When you factor in engineering time spent tuning queries, managing index rebuilds, and debugging performance issues, dedicated vector databases often end up being cheaper than the hidden costs of PGVector.
When PGVector Actually Makes Sense
PGVector shines in specific scenarios:
- Small-scale applications: When you’re dealing with thousands, not millions, of vectors
 - Prototyping: Fast iteration without infrastructure overhead
 - Simple retrieval: When you don’t need complex filtering or real-time updates
 - Tight integration: When your vectors genuinely need ACID transactions with your relational data
 
But these use cases represent a fraction of production AI applications. Most teams eventually hit the scaling wall.
The Better Alternative: Specialized Tools
Managed vector databases exist for the same reason GPU databases, time-series databases, and graph databases exist: specialized workloads benefit from specialized tools. Postgres is incredible, but it can’t be optimal for everything simultaneously.
Teams using dedicated vector databases report spending significantly less time on database tuning and more time building actual features. As Jacobs notes ↗, “managed offerings exist for a reason.”
The Real Decision Framework
The question isn’t “can PGVector handle my workload?” The real questions are:
- What’s your tolerance for operational overhead? Are you prepared to manage index rebuilds and query tuning?

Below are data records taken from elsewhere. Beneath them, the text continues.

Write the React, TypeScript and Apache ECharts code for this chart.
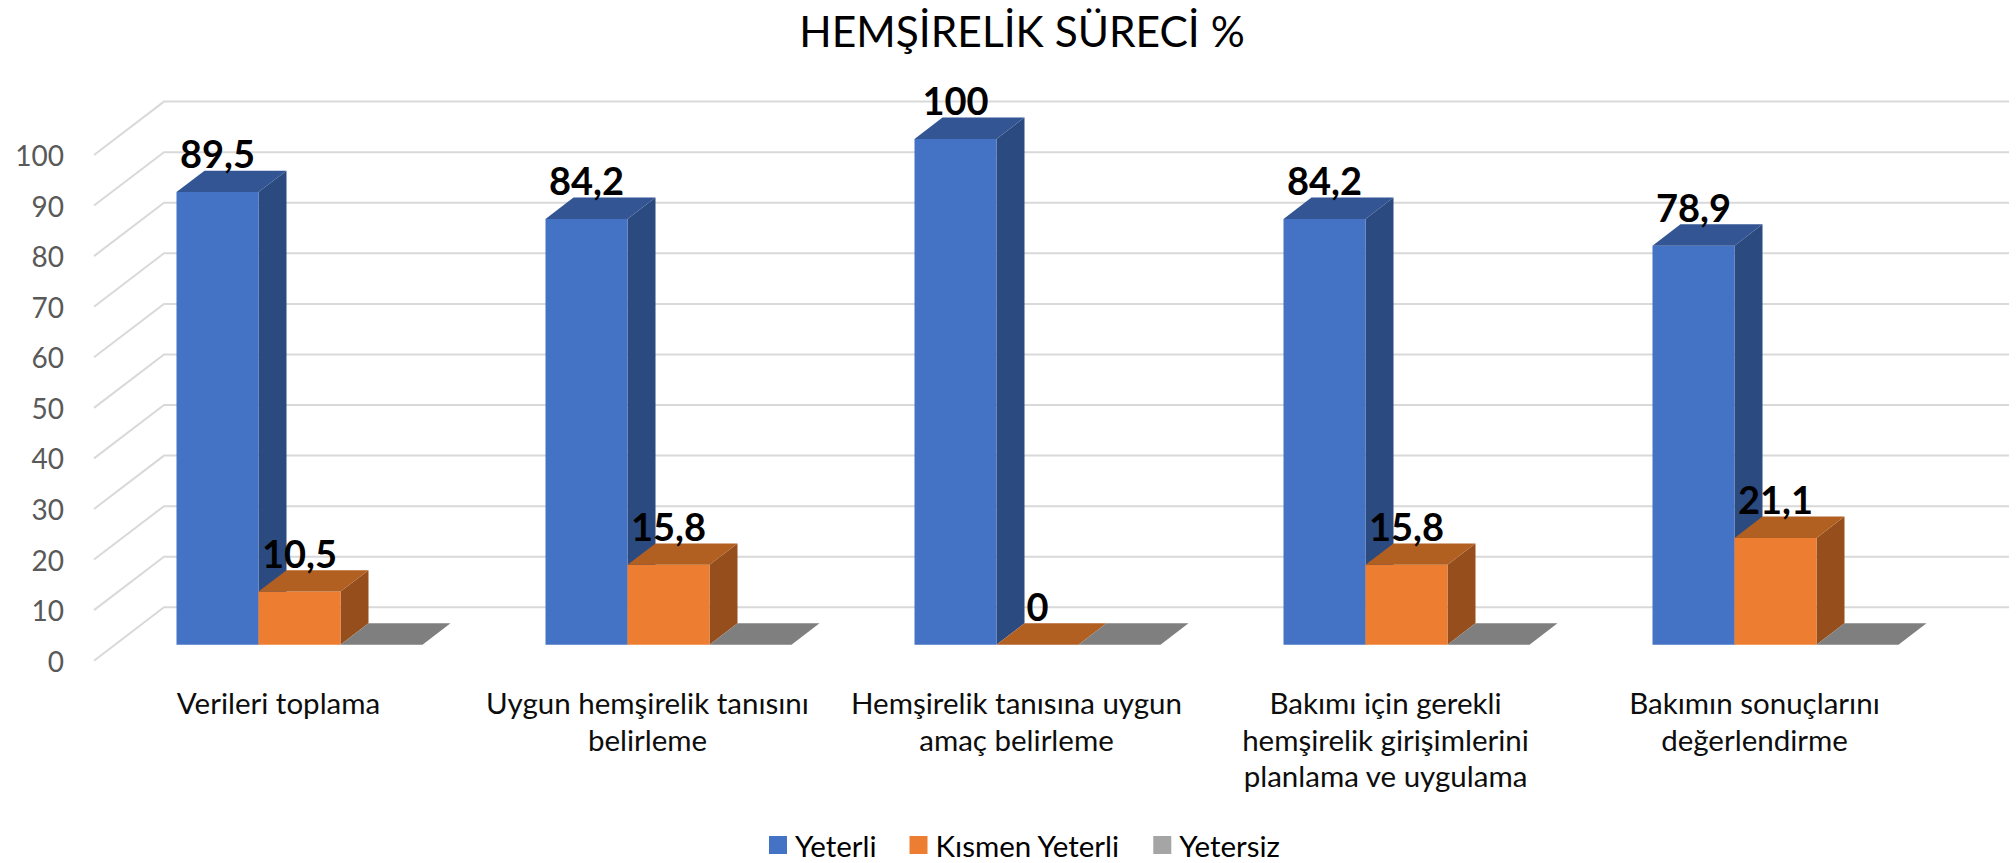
import React, { useEffect, useRef } from "react";
import * as echarts from "echarts";

const categories = [
  "Verileri toplama",
  "Uygun hemşirelik tanısını\nbelirleme",
  "Hemşirelik tanısına uygun\namaç belirleme",
  "Bakımı için gerekli\nhemşirelik girişimlerini\nplanlama ve uygulama",
  "Bakımın sonuçlarını\ndeğerlendirme",
];
const yeterli = [89.5, 84.2, 100, 84.2, 78.9];
const kismen = [10.5, 15.8, 0, 15.8, 21.1];
const yetersiz = [0, 0, 0, 0, 0];
const ticks = [0, 10, 20, 30, 40, 50, 60, 70, 80, 90, 100];

const FONT = "Lato";
const FLOOR_DX = 70;
const FLOOR_DY = 53.4;
const NEAR = 0.3;
const BAR_DEPTH = 0.4;
const GROUP_SLOTS = 4.5;

function barSeries(name: string, values: number[], index: number, front: string, top: string, side: string, labelled: boolean) {
  return {
    type: "custom",
    name,
    coordinateSystem: "cartesian2d",
    clip: false,
    itemStyle: { color: front },
    encode: { x: 0, y: 1 },
    data: values.map((v, i) => [i, v]),
    z: 5 + index,
    renderItem: (_: any, api: any) => {
      const i = api.value(0);
      const v = api.value(1);
      const slot = api.size([1, 0])[0];
      const w = slot / GROUP_SLOTS;
      const base = api.coord([i, 0]);
      const head = api.coord([i, v]);
      const ox = FLOOR_DX * NEAR;
      const oy = -FLOOR_DY * NEAR;
      const dx = FLOOR_DX * BAR_DEPTH;
      const dy = -FLOOR_DY * BAR_DEPTH;
      const x0 = base[0] + ox + (index - 1.5) * w;
      const x1 = x0 + w;
      const yb = base[1] + oy;
      const yt = head[1] + oy;
      const children: any[] = [];
      if (v > 0) {
        children.push({ type: "polygon", shape: { points: [[x1, yb], [x1 + dx, yb + dy], [x1 + dx, yt + dy], [x1, yt]] }, style: { fill: side } });
        children.push({ type: "rect", shape: { x: x0, y: yt, width: w, height: yb - yt }, style: { fill: front } });
      }
      children.push({ type: "polygon", shape: { points: [[x0, yt], [x1, yt], [x1 + dx, yt + dy], [x0 + dx, yt + dy]] }, style: { fill: top } });
      if (labelled) {
        children.push({
          type: "text",
          z2: 50,
          style: {
            x: (x0 + x1) / 2,
            y: yt - 39,
            text: String(v).replace(".", ","),
            fill: "#000000",
            font: `bold 38px ${FONT}`,
            align: "center",
            verticalAlign: "middle",
          },
        });
      }
      return { type: "group", children };
    },
  };
}

export default function App() {
  const ref = useRef<HTMLDivElement>(null);
  useEffect(() => {
    const chart = echarts.init(ref.current!, undefined, { renderer: "svg" });
    chart.setOption({
      animation: false,
      backgroundColor: "#ffffff",
      textStyle: { fontFamily: FONT },
      title: {
        text: "HEMŞİRELİK SÜRECİ %",
        left: 1017,
        top: 4,
        textAlign: "center",
        textStyle: { fontFamily: FONT, fontSize: 42.5, fontWeight: "normal", color: "#000000" },
      },
      legend: {
        data: ["Yeterli", "Kısmen Yeterli", "Yetersiz"],
        left: 764,
        top: 825,
        icon: "rect",
        itemWidth: 18,
        itemHeight: 18,
        itemGap: 33,
        textStyle: { fontFamily: FONT, fontSize: 29.5, color: "#000000", padding: [0, 0, 0, 3] },
      },
      grid: { left: 94, top: 155, width: 1845, height: 505.7 },
      xAxis: {
        type: "category",
        data: categories,
        axisLine: { show: false },
        axisTick: { show: false },
        axisLabel: { interval: 0, fontFamily: FONT, fontSize: 29.5, color: "#0d0d0d", lineHeight: 36.5, margin: 24, verticalAlign: "top" },
      },
      yAxis: {
        type: "value",
        min: 0,
        max: 100,
        interval: 10,
        axisLine: { show: false },
        axisTick: { show: false },
        splitLine: { show: false },
        axisLabel: { fontFamily: FONT, fontSize: 28, color: "#595959", margin: 30 },
      },
      series: [
        {
          type: "custom",
          name: "grid",
          coordinateSystem: "cartesian2d",
          clip: false,
          silent: true,
          encode: { y: 0 },
          data: ticks.map((t) => [t]),
          z: 1,
          renderItem: (params: any, api: any) => {
            const y = api.coord([0, api.value(0)])[1];
            const left = params.coordSys.x;
            const right = left + params.coordSys.width;
            return {
              type: "polyline",
              shape: { points: [[left, y], [left + FLOOR_DX, y - FLOOR_DY], [right + FLOOR_DX, y - FLOOR_DY]] },
              style: { stroke: "#d9d9d9", lineWidth: 2, fill: "none" },
            };
          },
        },
        barSeries("Yeterli", yeterli, 0, "#4472c4", "#335593", "#2b4a80", true),
        barSeries("Kısmen Yeterli", kismen, 1, "#ed7d31", "#b25f22", "#964f1c", true),
        barSeries("Yetersiz", yetersiz, 2, "#a5a5a5", "#7f7f7f", "#636363", false),
      ],
    });
    return () => chart.dispose();
  }, []);
  return <div ref={ref} style={{ position: "absolute", left: 0, top: 0, width: 2016, height: 863 }} />;
}
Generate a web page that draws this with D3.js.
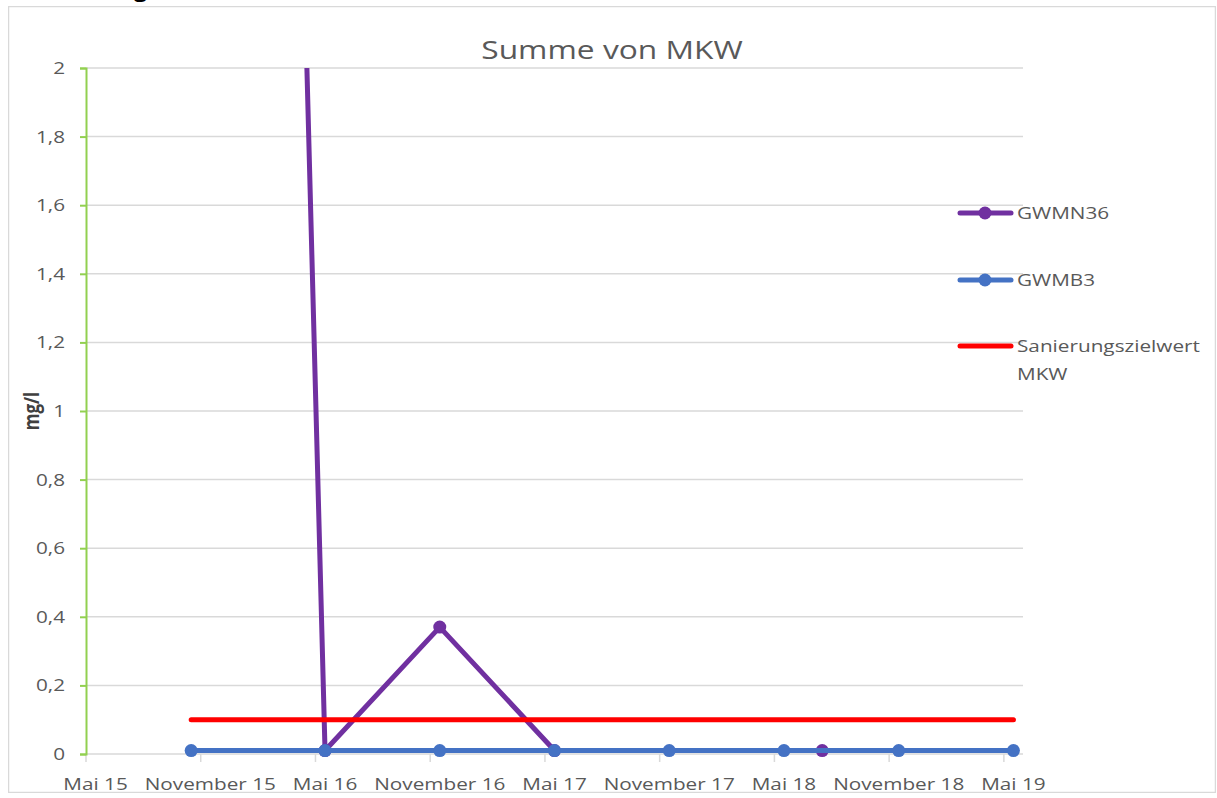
<!DOCTYPE html>
<html>
<head>
<meta charset="utf-8">
<script src="https://cdn.jsdelivr.net/npm/d3@7"></script>
<style>
  body { margin: 0; background: #fff; }
  text { font-family: "Open Sans", "Noto Sans", sans-serif; }
</style>
</head>
<body>
<div id="chart"></div>
<script>
// sample dates (year-month) and values in mg/l
const sampleMonths = ["2015-10", "2016-05", "2016-11", "2017-05", "2017-11", "2018-05", "2018-07", "2018-11", "2019-05"];
const gwmn36 = [14.7, 0.01, 0.37, 0.01, null, null, 0.01, null, null];
const gwmb3 = [0.01, 0.01, 0.01, 0.01, 0.01, 0.01, null, 0.01, 0.01];
const zielwert = [0.1, 0.1, 0.1, 0.1, 0.1, 0.1, 0.1, 0.1, 0.1];

const tickMonths = ["2015-05", "2015-11", "2016-05", "2016-11", "2017-05", "2017-11", "2018-05", "2018-11", "2019-05"];
const tickLabels = ["Mai 15", "November 15", "Mai 16", "November 16", "Mai 17", "November 17", "Mai 18", "November 18", "Mai 19"];
const yTicks = [0, 0.2, 0.4, 0.6, 0.8, 1, 1.2, 1.4, 1.6, 1.8, 2];
const yTickLabels = ["0", "0,2", "0,4", "0,6", "0,8", "1", "1,2", "1,4", "1,6", "1,8", "2"];

const W = 1217, H = 798;
const plot = { left: 86, right: 1023, top: 68, bottom: 754 };
const grey = "#595959", gridCol = "#d9d9d9";
const sx = 1.22; // the screenshot is stretched sideways, so are its letters

const svg = d3.select("#chart").append("svg")
  .attr("width", W)
  .attr("height", H);

// helper: text placed at (x,y), stretched horizontally
function wideText(sel, x, y, str) {
  return sel.append("text")
    .attr("transform", "translate(" + x + "," + y + ")scale(" + sx + ",1)")
    .text(str);
}

// whole chart is clipped to its frame
svg.append("clipPath").attr("id", "frame")
  .append("rect").attr("x", 8).attr("y", 6).attr("width", 1208).attr("height", 787);
svg.append("clipPath").attr("id", "plotclip")
  .append("rect").attr("x", plot.left).attr("y", plot.top)
  .attr("width", plot.right - plot.left + 10).attr("height", plot.bottom - plot.top + 10);

// heading text above the chart (only its descender shows)
wideText(svg, 134, -3, "g")
  .style("font-size", "19px").style("font-weight", "bold").attr("fill", "#000");

const g = svg.append("g").attr("clip-path", "url(#frame)");

g.append("rect")
  .attr("x", 8.5).attr("y", 6.5).attr("width", 1207).attr("height", 786)
  .attr("fill", "#fff").attr("stroke", gridCol).attr("stroke-width", 1.5);

// one band per month, Excel-style date axis with month base unit
const fmt = d3.timeFormat("%Y-%m");
const months = d3.timeMonth.range(new Date(2015, 4, 1), new Date(2019, 5, 1)).map(fmt);

const x = d3.scaleBand()
  .domain(months)
  .range([plot.left, plot.right]);
const xc = (m) => x(m) + x.bandwidth() / 2;

const y = d3.scaleLinear()
  .domain([0, 2])
  .range([plot.bottom, plot.top]);

// gridlines
g.append("g")
  .selectAll("line")
  .data(yTicks)
  .join("line")
  .attr("x1", plot.left).attr("x2", plot.right)
  .attr("y1", d => y(d)).attr("y2", d => y(d))
  .attr("stroke", gridCol).attr("stroke-width", 1.5);

// x axis labels (centred on the month) + tick marks at month start
const xAxis = g.append("g")
  .attr("transform", "translate(0," + plot.bottom + ")")
  .call(d3.axisBottom(x)
    .tickValues(tickMonths)
    .tickFormat((d, i) => tickLabels[i])
    .tickSize(0)
    .tickPadding(24));
xAxis.select(".domain").remove();
xAxis.selectAll(".tick line").remove();
xAxis.selectAll("text")
  .attr("fill", grey)
  .attr("transform", "scale(" + sx + ",1)")
  .style("font-size", "17px")
  .style("font-family", "'Open Sans', sans-serif");
g.append("g")
  .selectAll("line")
  .data(tickMonths)
  .join("line")
  .attr("x1", d => x(d)).attr("x2", d => x(d))
  .attr("y1", plot.bottom).attr("y2", plot.bottom + 8)
  .attr("stroke", gridCol).attr("stroke-width", 1.5);

// y axis (green)
const yPad = 14;
const yAxis = g.append("g")
  .attr("transform", "translate(" + plot.left + ",0)")
  .call(d3.axisLeft(y)
    .tickValues(yTicks)
    .tickFormat((d, i) => yTickLabels[i])
    .tickSize(6)
    .tickSizeOuter(6)
    .tickPadding(yPad));
yAxis.select(".domain").attr("stroke", "#92d050").attr("stroke-width", 2);
yAxis.selectAll(".tick line").attr("stroke", "#92d050").attr("stroke-width", 2);
yAxis.selectAll("text")
  .attr("fill", grey)
  .attr("x", -(6 + yPad + 1) / sx)
  .attr("transform", "scale(" + sx + ",1)")
  .style("font-size", "17px")
  .style("font-family", "'Open Sans', sans-serif");

// title
wideText(g, 612, 59, "Summe von MKW")
  .attr("text-anchor", "middle")
  .attr("fill", grey)
  .style("font-size", "26px");

// y label
g.append("text")
  .attr("transform", "translate(39,411)rotate(-90)scale(1," + sx + ")")
  .attr("text-anchor", "middle")
  .attr("fill", "#404040")
  .style("font-size", "17px")
  .style("font-weight", "bold")
  .text("mg/l");

// series
const series = [
  { name: "GWMN36", values: gwmn36, color: "#7030a0", marker: true },
  { name: "GWMB3", values: gwmb3, color: "#4472c4", marker: true },
  { name: "Sanierungszielwert MKW", values: zielwert, color: "#ff0000", marker: false }
];

const line = d3.line()
  .x(d => xc(d.m))
  .y(d => y(d.v));

const plotG = g.append("g").attr("clip-path", "url(#plotclip)");

series.forEach(s => {
  const pts = sampleMonths.map((m, i) => ({ m: m, v: s.values[i] })).filter(d => d.v != null);
  plotG.append("path")
    .datum(pts)
    .attr("fill", "none")
    .attr("stroke", s.color)
    .attr("stroke-width", 5)
    .attr("stroke-linejoin", "round")
    .attr("stroke-linecap", "round")
    .attr("d", line);
  if (s.marker) {
    plotG.append("g")
      .selectAll("circle")
      .data(pts)
      .join("circle")
      .attr("cx", d => xc(d.m))
      .attr("cy", d => y(d.v))
      .attr("r", 6.5)
      .attr("fill", s.color);
  }
});

// legend
const legY = [213, 280, 346];
series.forEach((s, i) => {
  const row = g.append("g").attr("transform", "translate(0," + legY[i] + ")");
  row.append("line")
    .attr("x1", 960).attr("x2", 1011)
    .attr("stroke", s.color).attr("stroke-width", 5).attr("stroke-linecap", "round");
  if (s.marker) {
    row.append("circle").attr("cx", 985).attr("r", 6.5).attr("fill", s.color);
  }
  const t = row.append("text")
    .attr("transform", "translate(1017,6)scale(" + sx + ",1)")
    .attr("fill", grey)
    .style("font-size", "17px");
  const words = s.name === "Sanierungszielwert MKW" ? ["Sanierungszielwert", "MKW"] : [s.name];
  words.forEach((w, j) => {
    t.append("tspan").attr("x", 0).attr("dy", j === 0 ? 0 : 28).text(w);
  });
});
</script>
</body>
</html>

 - How real-time does your search need to be? Can you tolerate eventual consistency?
 - What’s your team’s database expertise? Do you have Postgres experts available?
 - What’s your true total cost? Include engineering time spent fighting the database, not just infrastructure costs
 
For teams willing to invest the operational effort, PGVector can work. For everyone else, which includes most teams building modern AI applications, dedicated vector databases provide better performance with less headache.
The “single database” promise looks tidy on a whiteboard, but production systems don’t run on whiteboards. They run on infrastructure that needs to deliver consistent performance under real-world conditions. Sometimes, the simplest choice isn’t the simplest solution.